Napoleon in Antwerpen
Op 18 juli 1803 bezocht Napoleon met zijn echtgenote Joséphine de Beauharnais Antwerpen. Zij waren allesbehalve enthousiast. Ze vonden de stad middeleeuws en de haven verouderd. Nochtans waren de Fransen toen al negen jaar aan de macht in Antwerpen en was de vrijmaking van de Schelde een feit.
De vrije scheepvaart en handel maakten Antwerpen opnieuw aantrekkelijk voor buitenlandse reders en kooplieden, waardoor de infrastructuur evenmin kon achterblijven. Kort na zijn bezoek vaardigde Napoleon een decreet uit voor de aanleg van twee moderne handelsdokken nabij het Hansahuis. In die periode werd ook gestart met een gedeeltelijke rechttrekking van de Scheldekaaien en de aanleg van de scheepswerf in het zuiden.
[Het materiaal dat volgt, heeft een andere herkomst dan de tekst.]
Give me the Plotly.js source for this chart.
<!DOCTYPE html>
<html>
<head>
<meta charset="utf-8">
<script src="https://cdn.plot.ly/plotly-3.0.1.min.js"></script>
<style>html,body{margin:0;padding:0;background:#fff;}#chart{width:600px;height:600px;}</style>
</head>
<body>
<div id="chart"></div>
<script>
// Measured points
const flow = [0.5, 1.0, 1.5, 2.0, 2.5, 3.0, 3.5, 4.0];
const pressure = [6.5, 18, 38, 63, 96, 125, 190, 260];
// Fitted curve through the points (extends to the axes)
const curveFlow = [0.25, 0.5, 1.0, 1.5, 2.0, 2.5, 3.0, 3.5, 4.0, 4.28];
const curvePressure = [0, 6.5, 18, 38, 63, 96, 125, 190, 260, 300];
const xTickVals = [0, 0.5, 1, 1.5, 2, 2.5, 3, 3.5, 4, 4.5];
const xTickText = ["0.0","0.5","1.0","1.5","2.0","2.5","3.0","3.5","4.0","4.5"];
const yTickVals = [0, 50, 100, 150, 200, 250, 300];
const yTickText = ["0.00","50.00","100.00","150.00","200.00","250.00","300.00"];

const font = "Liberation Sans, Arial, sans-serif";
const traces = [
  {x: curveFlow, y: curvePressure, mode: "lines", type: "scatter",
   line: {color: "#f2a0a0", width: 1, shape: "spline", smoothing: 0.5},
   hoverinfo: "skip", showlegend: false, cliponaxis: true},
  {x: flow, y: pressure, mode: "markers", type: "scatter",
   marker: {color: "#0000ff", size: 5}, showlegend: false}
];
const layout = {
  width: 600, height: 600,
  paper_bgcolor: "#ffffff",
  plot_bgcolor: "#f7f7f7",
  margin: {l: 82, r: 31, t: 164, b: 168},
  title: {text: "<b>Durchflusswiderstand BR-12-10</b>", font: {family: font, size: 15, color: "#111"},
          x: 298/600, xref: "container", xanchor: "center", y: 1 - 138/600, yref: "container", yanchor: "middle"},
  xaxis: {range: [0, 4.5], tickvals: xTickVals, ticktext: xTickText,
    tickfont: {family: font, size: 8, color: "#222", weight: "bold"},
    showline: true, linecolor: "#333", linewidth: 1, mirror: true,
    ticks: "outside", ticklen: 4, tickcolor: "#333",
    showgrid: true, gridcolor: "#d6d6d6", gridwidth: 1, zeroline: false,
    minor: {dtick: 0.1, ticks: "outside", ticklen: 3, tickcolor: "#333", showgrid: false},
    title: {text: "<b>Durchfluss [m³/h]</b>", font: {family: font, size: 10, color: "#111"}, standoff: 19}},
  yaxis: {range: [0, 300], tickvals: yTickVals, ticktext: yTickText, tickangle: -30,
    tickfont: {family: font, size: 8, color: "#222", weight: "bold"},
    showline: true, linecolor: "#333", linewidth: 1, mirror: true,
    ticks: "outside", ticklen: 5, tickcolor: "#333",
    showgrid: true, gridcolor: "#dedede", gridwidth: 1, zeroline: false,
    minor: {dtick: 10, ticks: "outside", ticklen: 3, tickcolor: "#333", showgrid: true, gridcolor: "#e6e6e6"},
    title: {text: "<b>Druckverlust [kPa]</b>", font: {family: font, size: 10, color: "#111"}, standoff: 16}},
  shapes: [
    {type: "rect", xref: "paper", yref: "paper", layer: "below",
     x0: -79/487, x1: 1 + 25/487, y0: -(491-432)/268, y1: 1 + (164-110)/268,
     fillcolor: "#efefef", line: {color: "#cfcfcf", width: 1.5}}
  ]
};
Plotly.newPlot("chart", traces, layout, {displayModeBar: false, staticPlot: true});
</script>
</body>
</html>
Koopvaardij was één zaak maar Napoleon zag vooral de potentie van Antwerpen als oorlogshaven om van daaruit Engeland te bekampen. Tussen 1803 en 1814 werd dan ook ingezet op de bouw van een marine-arsenaal, waar een hele oorlogsvloot van stapel kon lopen. Zo evolueerde Antwerpen zeer snel van handels- naar oorlogshaven met zwaarbewapende linieschepen en fregatten in de dokken.
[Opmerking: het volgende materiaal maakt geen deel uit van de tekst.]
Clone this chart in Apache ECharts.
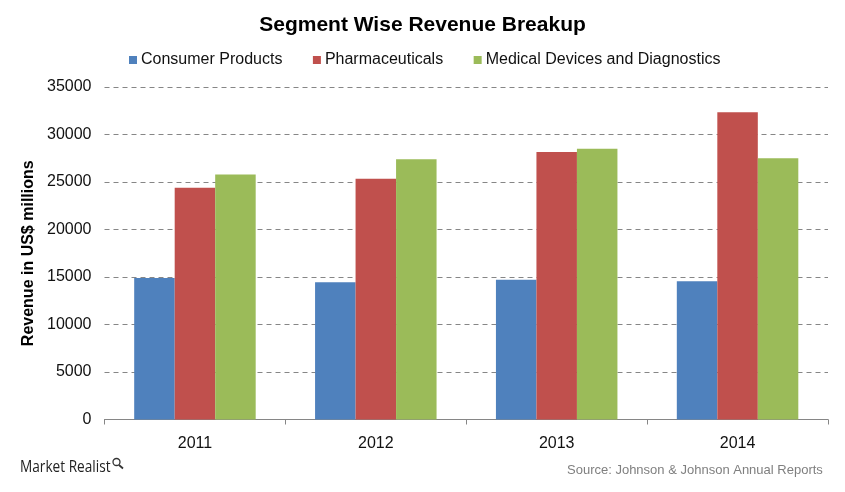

Niet alleen de haven werd gemoderniseerd, ook de middeleeuwse stad werd getransformeerd tot een moderne stad met publieke gebouwen, brede lanen en pleinen. Stadsarchitect Verly, burgemeester Werbrouck en prefect d’Herbouville bezielden de ideeën. Het stadsbestuur was minder visionair, zodat er slechts enkele projecten werden voltooid, waaronder de Groenplaats.